You can never really get a straight answer out of 6 year olds-you never know what they are thinking. So I let him live and “experience” Gaza for it is, the reality, the beauty, the horror, without trying to prod and poke and mold his experiences for him. I tried to get him to keep a writing journal this summer, but he was too hot, most of the time, and too busy watching cartoons or swimming the rest of the time.
Yesterday were parent-teacher conferences at Yousuf’s school. Yousuf is a stellar student, told me his teacher. She was stunned-in a good way- to learn we only speak Arabic to him at home, that he didn’t know his ABC’s when he went into KG (part of our Arabic immersion technique). What about class participation, I inquired-is he shy? “Oh no-he is quite the chatterbox-he likes to share just about everything he does, all the extra-curricular activities, bowling…swimming…karate”.
Later that day, I asked what else he shared with his class. “Did you tell the class about your trip to Gaza this summer?” I asked.
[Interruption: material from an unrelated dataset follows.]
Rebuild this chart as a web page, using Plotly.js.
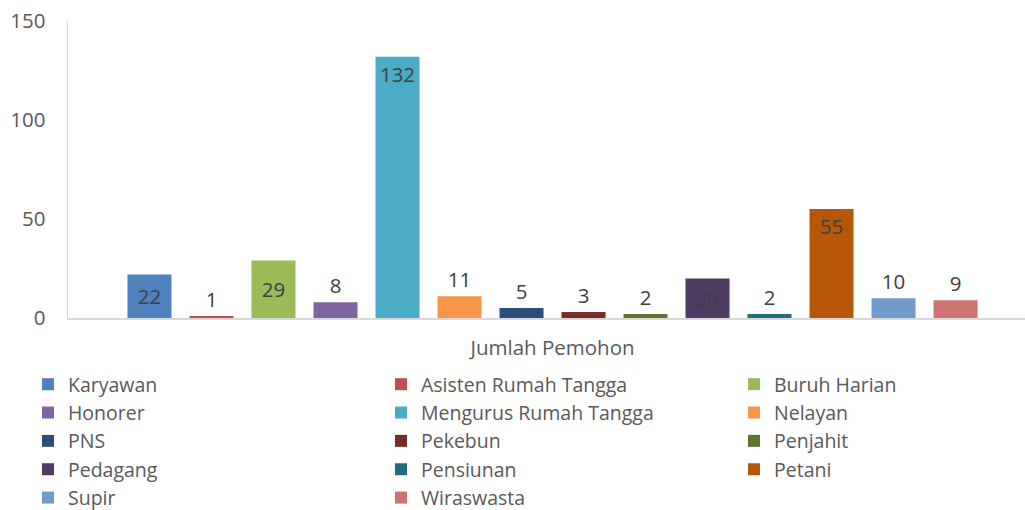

“Yes! I did” came the enthusiastic response.
“Oh really? And what did you share?” I continued.
“I told them how I got to go the stores by myself! I also told them I saw a soldier. But I don’t remember- was he a Jewish soldier or Palestinian?”
I smiled. Yousuf remembered Gaza. And for him, the highlight of the trip there, the memory he kept, was the fact that he was able to walk all the way to the store two blocks down the road, down from the bank, across the fading election posters and the ever-present donkey tied to the orange Municipality trash bin with “Sharon” spray-painted on it, with his little sister, and buy things by himself from the shopkeeper that knew him when was a fetus in my womb, and then a nursing babe in my arms. It was this memory that he kept, despite the suffocating summer heat that enveloped us with no reprieve, despite the twice weekly shelling that shook the city streets he shopped on, despite the fact that his father was unable to come with us.
We had just read a story about a boy in Johanessburg, South Africa together-and noted how little things he did in his routine were different-like riding to school in the back of a pick-up truck, while others were the same.
“I guess you can’t do that here in Columbia, can you?” I joked.
We both laughed, as we remembered Gaza. And the memories we keep of it.